CHALLENGE -> Retype the records below from their first line through the line holding "return fig.add_axes([left_px /", including both ends and no pictures.

══ STORED ROWS ══

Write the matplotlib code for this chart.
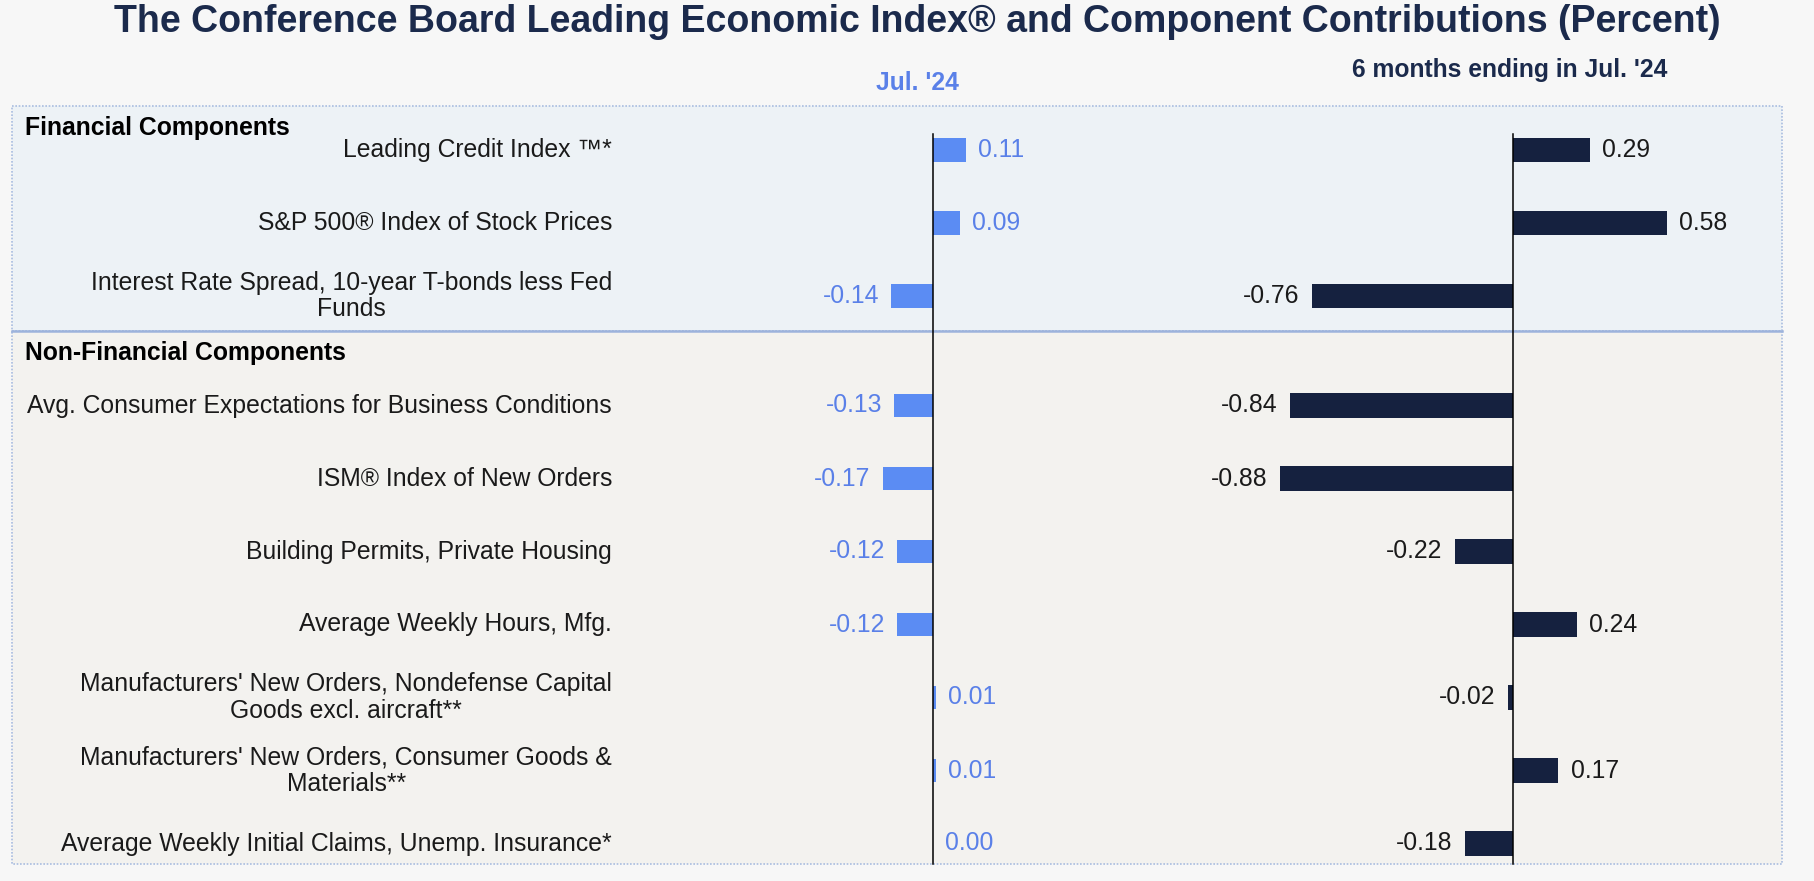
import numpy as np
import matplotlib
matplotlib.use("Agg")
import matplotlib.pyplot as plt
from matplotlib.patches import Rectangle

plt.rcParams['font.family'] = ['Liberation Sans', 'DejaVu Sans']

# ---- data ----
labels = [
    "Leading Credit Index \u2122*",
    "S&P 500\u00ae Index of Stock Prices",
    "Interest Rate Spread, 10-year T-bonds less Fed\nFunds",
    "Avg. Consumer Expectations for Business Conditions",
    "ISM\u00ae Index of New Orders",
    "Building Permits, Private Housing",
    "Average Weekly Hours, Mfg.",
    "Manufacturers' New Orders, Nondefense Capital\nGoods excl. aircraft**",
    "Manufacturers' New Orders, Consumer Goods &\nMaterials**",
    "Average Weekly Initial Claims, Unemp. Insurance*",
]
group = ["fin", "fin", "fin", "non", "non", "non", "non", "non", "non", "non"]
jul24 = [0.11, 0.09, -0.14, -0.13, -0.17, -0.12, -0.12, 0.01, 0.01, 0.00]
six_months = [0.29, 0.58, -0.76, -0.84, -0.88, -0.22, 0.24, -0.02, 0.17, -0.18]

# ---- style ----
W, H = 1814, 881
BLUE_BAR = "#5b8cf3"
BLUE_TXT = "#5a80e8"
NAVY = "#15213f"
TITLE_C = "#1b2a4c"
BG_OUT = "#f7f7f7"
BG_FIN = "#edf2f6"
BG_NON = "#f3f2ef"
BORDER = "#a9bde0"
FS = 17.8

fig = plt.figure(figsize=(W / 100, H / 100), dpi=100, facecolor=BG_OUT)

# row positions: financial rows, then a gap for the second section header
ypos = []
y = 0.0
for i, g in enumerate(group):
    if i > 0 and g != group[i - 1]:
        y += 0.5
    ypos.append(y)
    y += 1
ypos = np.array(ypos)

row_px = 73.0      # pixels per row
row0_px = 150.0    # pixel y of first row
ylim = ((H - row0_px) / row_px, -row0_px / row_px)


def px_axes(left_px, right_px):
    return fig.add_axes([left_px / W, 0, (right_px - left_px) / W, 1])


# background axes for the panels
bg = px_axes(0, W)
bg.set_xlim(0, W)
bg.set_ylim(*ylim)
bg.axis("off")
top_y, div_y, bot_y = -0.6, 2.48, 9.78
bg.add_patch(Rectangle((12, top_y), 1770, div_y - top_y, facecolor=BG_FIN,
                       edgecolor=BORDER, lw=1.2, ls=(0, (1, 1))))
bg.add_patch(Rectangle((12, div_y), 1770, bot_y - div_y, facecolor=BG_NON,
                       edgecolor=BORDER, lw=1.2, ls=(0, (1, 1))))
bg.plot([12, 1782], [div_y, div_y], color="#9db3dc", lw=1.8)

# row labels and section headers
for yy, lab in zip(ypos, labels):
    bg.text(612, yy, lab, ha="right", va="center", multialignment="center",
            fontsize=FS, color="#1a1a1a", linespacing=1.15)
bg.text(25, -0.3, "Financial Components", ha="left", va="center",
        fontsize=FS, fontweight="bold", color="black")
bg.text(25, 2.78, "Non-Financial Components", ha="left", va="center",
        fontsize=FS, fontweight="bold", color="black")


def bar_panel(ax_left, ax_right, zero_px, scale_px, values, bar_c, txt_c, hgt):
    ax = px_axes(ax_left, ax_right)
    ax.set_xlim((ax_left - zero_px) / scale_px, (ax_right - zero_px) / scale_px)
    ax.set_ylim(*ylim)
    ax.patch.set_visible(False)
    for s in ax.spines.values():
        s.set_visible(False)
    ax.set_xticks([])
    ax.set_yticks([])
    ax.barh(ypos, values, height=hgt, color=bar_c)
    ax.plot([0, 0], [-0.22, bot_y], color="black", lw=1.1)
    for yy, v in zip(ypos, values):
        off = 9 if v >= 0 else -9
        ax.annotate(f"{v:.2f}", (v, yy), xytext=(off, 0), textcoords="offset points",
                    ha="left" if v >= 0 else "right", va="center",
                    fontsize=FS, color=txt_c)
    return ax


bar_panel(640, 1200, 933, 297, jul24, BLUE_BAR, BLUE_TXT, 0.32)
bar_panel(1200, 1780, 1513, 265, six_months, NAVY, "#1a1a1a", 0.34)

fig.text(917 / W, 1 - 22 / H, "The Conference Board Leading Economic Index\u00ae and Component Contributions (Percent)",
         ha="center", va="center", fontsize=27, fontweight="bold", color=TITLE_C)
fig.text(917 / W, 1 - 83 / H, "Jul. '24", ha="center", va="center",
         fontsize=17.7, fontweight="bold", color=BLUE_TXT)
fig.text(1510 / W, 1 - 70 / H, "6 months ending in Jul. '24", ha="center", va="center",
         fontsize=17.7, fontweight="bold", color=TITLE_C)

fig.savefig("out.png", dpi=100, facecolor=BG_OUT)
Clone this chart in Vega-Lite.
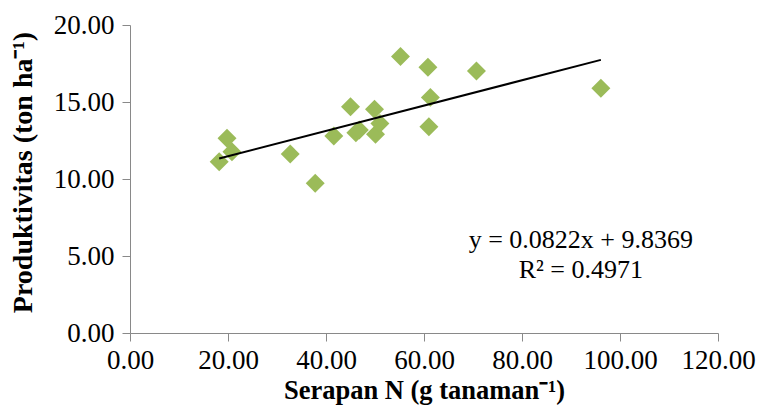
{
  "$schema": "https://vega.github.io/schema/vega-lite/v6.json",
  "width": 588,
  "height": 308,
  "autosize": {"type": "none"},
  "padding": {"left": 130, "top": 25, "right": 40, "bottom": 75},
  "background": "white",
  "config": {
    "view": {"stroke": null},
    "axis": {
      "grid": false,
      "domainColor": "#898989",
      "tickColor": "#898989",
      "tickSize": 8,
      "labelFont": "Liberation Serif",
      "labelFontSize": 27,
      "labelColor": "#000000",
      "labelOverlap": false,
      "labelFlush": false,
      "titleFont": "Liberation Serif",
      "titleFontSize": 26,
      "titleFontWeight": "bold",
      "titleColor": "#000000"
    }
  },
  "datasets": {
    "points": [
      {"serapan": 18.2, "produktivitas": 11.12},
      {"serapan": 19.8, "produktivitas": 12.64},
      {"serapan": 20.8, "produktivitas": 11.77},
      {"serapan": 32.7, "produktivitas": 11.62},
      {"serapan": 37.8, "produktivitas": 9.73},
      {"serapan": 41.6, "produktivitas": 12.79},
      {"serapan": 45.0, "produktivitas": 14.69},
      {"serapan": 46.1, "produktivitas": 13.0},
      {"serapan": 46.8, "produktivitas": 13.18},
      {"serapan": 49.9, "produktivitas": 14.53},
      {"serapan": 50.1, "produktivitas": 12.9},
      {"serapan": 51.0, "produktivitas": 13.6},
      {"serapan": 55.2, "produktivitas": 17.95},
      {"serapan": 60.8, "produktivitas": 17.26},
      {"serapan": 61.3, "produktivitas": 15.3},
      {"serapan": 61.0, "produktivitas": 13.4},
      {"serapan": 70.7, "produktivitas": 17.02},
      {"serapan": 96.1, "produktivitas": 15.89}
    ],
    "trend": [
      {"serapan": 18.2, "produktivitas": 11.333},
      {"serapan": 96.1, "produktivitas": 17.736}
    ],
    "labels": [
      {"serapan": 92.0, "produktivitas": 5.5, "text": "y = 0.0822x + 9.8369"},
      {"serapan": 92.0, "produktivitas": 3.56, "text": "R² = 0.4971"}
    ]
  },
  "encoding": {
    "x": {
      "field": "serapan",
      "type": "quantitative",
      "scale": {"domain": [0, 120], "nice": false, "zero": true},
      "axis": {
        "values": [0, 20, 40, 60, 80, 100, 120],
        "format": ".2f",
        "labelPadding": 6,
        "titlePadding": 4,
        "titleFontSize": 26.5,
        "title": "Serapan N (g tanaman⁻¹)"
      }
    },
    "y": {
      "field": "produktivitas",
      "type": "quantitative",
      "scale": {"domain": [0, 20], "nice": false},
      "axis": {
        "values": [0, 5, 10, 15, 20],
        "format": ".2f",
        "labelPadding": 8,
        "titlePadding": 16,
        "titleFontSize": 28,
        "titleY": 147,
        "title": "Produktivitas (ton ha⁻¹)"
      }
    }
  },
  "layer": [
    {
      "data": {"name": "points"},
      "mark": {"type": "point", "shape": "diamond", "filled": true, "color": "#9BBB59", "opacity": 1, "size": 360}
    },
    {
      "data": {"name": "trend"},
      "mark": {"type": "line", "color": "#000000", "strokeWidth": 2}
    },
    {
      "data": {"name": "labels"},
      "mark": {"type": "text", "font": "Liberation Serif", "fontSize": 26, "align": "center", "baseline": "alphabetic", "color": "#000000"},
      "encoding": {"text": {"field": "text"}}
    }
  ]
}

═══

EXPECTED OUTPUT ->
Write the matplotlib code for this chart.
import numpy as np
import matplotlib
matplotlib.use("Agg")
import matplotlib.pyplot as plt
from matplotlib.patches import Rectangle

plt.rcParams['font.family'] = ['Liberation Sans', 'DejaVu Sans']

# ---- data ----
labels = [
    "Leading Credit Index \u2122*",
    "S&P 500\u00ae Index of Stock Prices",
    "Interest Rate Spread, 10-year T-bonds less Fed\nFunds",
    "Avg. Consumer Expectations for Business Conditions",
    "ISM\u00ae Index of New Orders",
    "Building Permits, Private Housing",
    "Average Weekly Hours, Mfg.",
    "Manufacturers' New Orders, Nondefense Capital\nGoods excl. aircraft**",
    "Manufacturers' New Orders, Consumer Goods &\nMaterials**",
    "Average Weekly Initial Claims, Unemp. Insurance*",
]
group = ["fin", "fin", "fin", "non", "non", "non", "non", "non", "non", "non"]
jul24 = [0.11, 0.09, -0.14, -0.13, -0.17, -0.12, -0.12, 0.01, 0.01, 0.00]
six_months = [0.29, 0.58, -0.76, -0.84, -0.88, -0.22, 0.24, -0.02, 0.17, -0.18]

# ---- style ----
W, H = 1814, 881
BLUE_BAR = "#5b8cf3"
BLUE_TXT = "#5a80e8"
NAVY = "#15213f"
TITLE_C = "#1b2a4c"
BG_OUT = "#f7f7f7"
BG_FIN = "#edf2f6"
BG_NON = "#f3f2ef"
BORDER = "#a9bde0"
FS = 17.8

fig = plt.figure(figsize=(W / 100, H / 100), dpi=100, facecolor=BG_OUT)

# row positions: financial rows, then a gap for the second section header
ypos = []
y = 0.0
for i, g in enumerate(group):
    if i > 0 and g != group[i - 1]:
        y += 0.5
    ypos.append(y)
    y += 1
ypos = np.array(ypos)

row_px = 73.0      # pixels per row
row0_px = 150.0    # pixel y of first row
ylim = ((H - row0_px) / row_px, -row0_px / row_px)


def px_axes(left_px, right_px):
    return fig.add_axes([left_px / W, 0, (right_px - left_px) / W, 1])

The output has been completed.